Codicology of the Qur’ānic Manuscripts (1) The Qur’ān MS 1200 in Āstān-e Qum Shrine Museum: Left from al-Ma’mūn era or 5th century AH.

Document Type : pajoohesh

Author

10.22081/jap.2018.66312

Abstract

The Qur’ān manuscript No. 1200, in the Āstān-e Qum Shrine Museum, contains the 30th juz’ of the Qur’ān, and is written in eastern or New Style Kufic script. Nearly 60 years ago, when the manuscript was restored, a note was discovered in its
beginning, stating that the manuscript was written in 198 AH, in time of Abbasid caliph, al-Ma’mūn. Therefore, some consider it to be the oldest dated Qur’ān whose diacritic is original.
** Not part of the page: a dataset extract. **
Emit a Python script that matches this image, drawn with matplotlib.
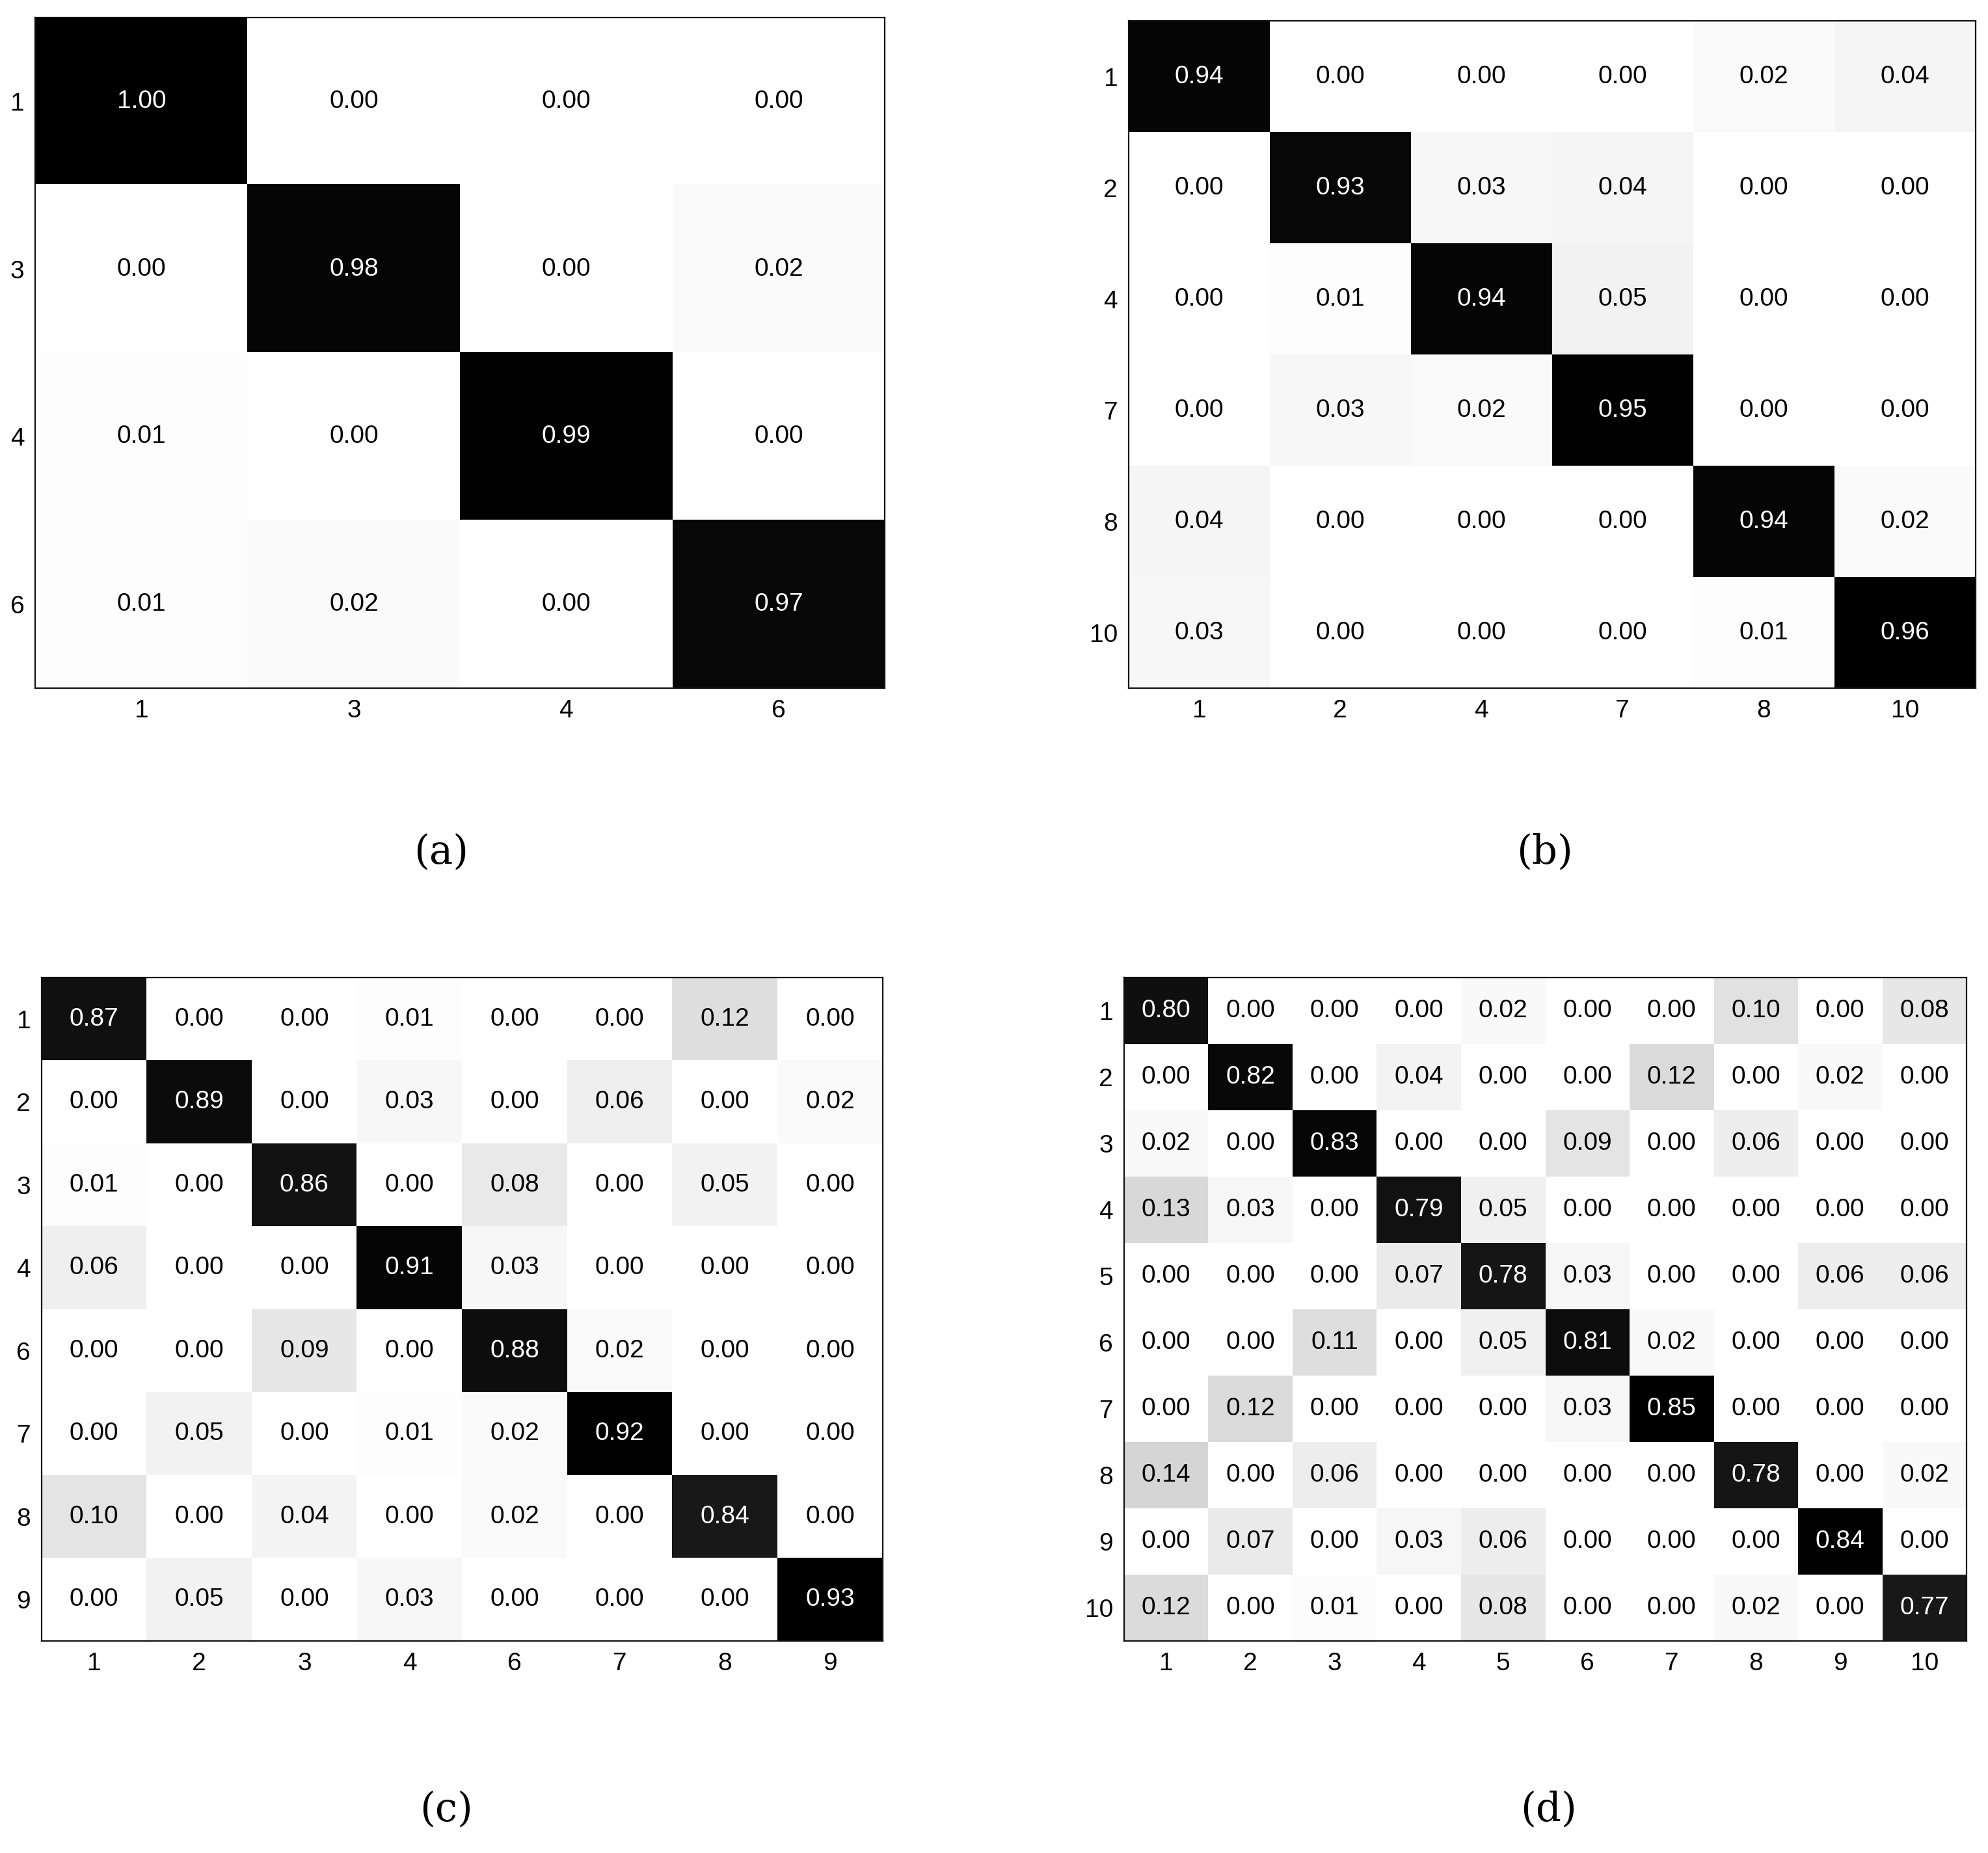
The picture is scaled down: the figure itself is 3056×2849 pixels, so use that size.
import numpy as np
import matplotlib
matplotlib.use("Agg")
import matplotlib.pyplot as plt

# class labels for each panel
labels_a = ["1", "3", "4", "6"]
labels_b = ["1", "2", "4", "7", "8", "10"]
labels_c = ["1", "2", "3", "4", "6", "7", "8", "9"]
labels_d = ["1", "2", "3", "4", "5", "6", "7", "8", "9", "10"]

# confusion matrices (rows = true class, cols = predicted)
conf_a = [[1.00, 0.00, 0.00, 0.00],
          [0.00, 0.98, 0.00, 0.02],
          [0.01, 0.00, 0.99, 0.00],
          [0.01, 0.02, 0.00, 0.97]]

conf_b = [[0.94, 0.00, 0.00, 0.00, 0.02, 0.04],
          [0.00, 0.93, 0.03, 0.04, 0.00, 0.00],
          [0.00, 0.01, 0.94, 0.05, 0.00, 0.00],
          [0.00, 0.03, 0.02, 0.95, 0.00, 0.00],
          [0.04, 0.00, 0.00, 0.00, 0.94, 0.02],
          [0.03, 0.00, 0.00, 0.00, 0.01, 0.96]]

conf_c = [[0.87, 0.00, 0.00, 0.01, 0.00, 0.00, 0.12, 0.00],
          [0.00, 0.89, 0.00, 0.03, 0.00, 0.06, 0.00, 0.02],
          [0.01, 0.00, 0.86, 0.00, 0.08, 0.00, 0.05, 0.00],
          [0.06, 0.00, 0.00, 0.91, 0.03, 0.00, 0.00, 0.00],
          [0.00, 0.00, 0.09, 0.00, 0.88, 0.02, 0.00, 0.00],
          [0.00, 0.05, 0.00, 0.01, 0.02, 0.92, 0.00, 0.00],
          [0.10, 0.00, 0.04, 0.00, 0.02, 0.00, 0.84, 0.00],
          [0.00, 0.05, 0.00, 0.03, 0.00, 0.00, 0.00, 0.93]]

conf_d = [[0.80, 0.00, 0.00, 0.00, 0.02, 0.00, 0.00, 0.10, 0.00, 0.08],
          [0.00, 0.82, 0.00, 0.04, 0.00, 0.00, 0.12, 0.00, 0.02, 0.00],
          [0.02, 0.00, 0.83, 0.00, 0.00, 0.09, 0.00, 0.06, 0.00, 0.00],
          [0.13, 0.03, 0.00, 0.79, 0.05, 0.00, 0.00, 0.00, 0.00, 0.00],
          [0.00, 0.00, 0.00, 0.07, 0.78, 0.03, 0.00, 0.00, 0.06, 0.06],
          [0.00, 0.00, 0.11, 0.00, 0.05, 0.81, 0.02, 0.00, 0.00, 0.00],
          [0.00, 0.12, 0.00, 0.00, 0.00, 0.03, 0.85, 0.00, 0.00, 0.00],
          [0.14, 0.00, 0.06, 0.00, 0.00, 0.00, 0.00, 0.78, 0.00, 0.02],
          [0.00, 0.07, 0.00, 0.03, 0.06, 0.00, 0.00, 0.00, 0.84, 0.00],
          [0.12, 0.00, 0.01, 0.00, 0.08, 0.00, 0.00, 0.02, 0.00, 0.77]]

plt.rcParams["font.family"] = ["Liberation Sans", "DejaVu Sans"]

fig = plt.figure(figsize=(30.56, 28.49), dpi=100)

panels = [
    (conf_a, labels_a, [0.0177, 0.6286, 0.4274, 0.3619], "(a)", (0.222, 0.540)),
    (conf_b, labels_b, [0.5677, 0.6286, 0.4260, 0.3601], "(b)", (0.777, 0.540)),
    (conf_c, labels_c, [0.0209, 0.1144, 0.4231, 0.3580], "(c)", (0.2245, 0.0235)),
    (conf_d, labels_d, [0.5654, 0.1144, 0.4238, 0.3580], "(d)", (0.779, 0.0235)),
]

for mat, labels, rect, tag, tagpos in panels:
    m = np.array(mat)
    ax = fig.add_axes(rect)
    # grey scale scaled to the largest value of each matrix
    ax.imshow(m, cmap="gray_r", vmin=0, vmax=m.max(), aspect="auto",
              interpolation="nearest")
    n = len(labels)
    for i in range(n):
        for j in range(n):
            col = "white" if m[i, j] > 0.5 * m.max() else "black"
            ax.text(j, i, "%.2f" % m[i, j], ha="center", va="center",
                    color=col, fontsize=28)
    ax.set_xticks(range(n))
    ax.set_xticklabels(labels)
    ax.set_yticks(range(n))
    ax.set_yticklabels(labels)
    ax.tick_params(axis="both", length=0, labelsize=28, pad=12)
    for sp in ax.spines.values():
        sp.set_linewidth(1.6)
        sp.set_color("#111111")
    fig.text(tagpos[0], tagpos[1], tag, ha="center", va="center",
             fontsize=44, family=["DejaVu Serif"])

fig.savefig("out.png", dpi=100)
Having a codicological and textual overview of the work, the article shows that the date 198 AH, which was assigned to the copying of this MS is too early, and was probably
added to the beginning of the MS later. The manuscript handwriting follows Kufic style and belongs to the school of a Ghaznavid scribe, Uthmān b. al-Hussain al-Warrāq, but in some ways it is not sufficiently precise including the fact that the scribe made many mistakes in writing the Qur’ānic text. Furthermore, the orthography and syllables of the
words follows Qiyāsi orthography (a complete or non-Uthmānīc rasm), and the manuscript’s variant readings (qirā’āt) is mainly based on Abū ‘Amr (from Basra). These are all the features that justify the dating of the original version of book in the late fifth century AH.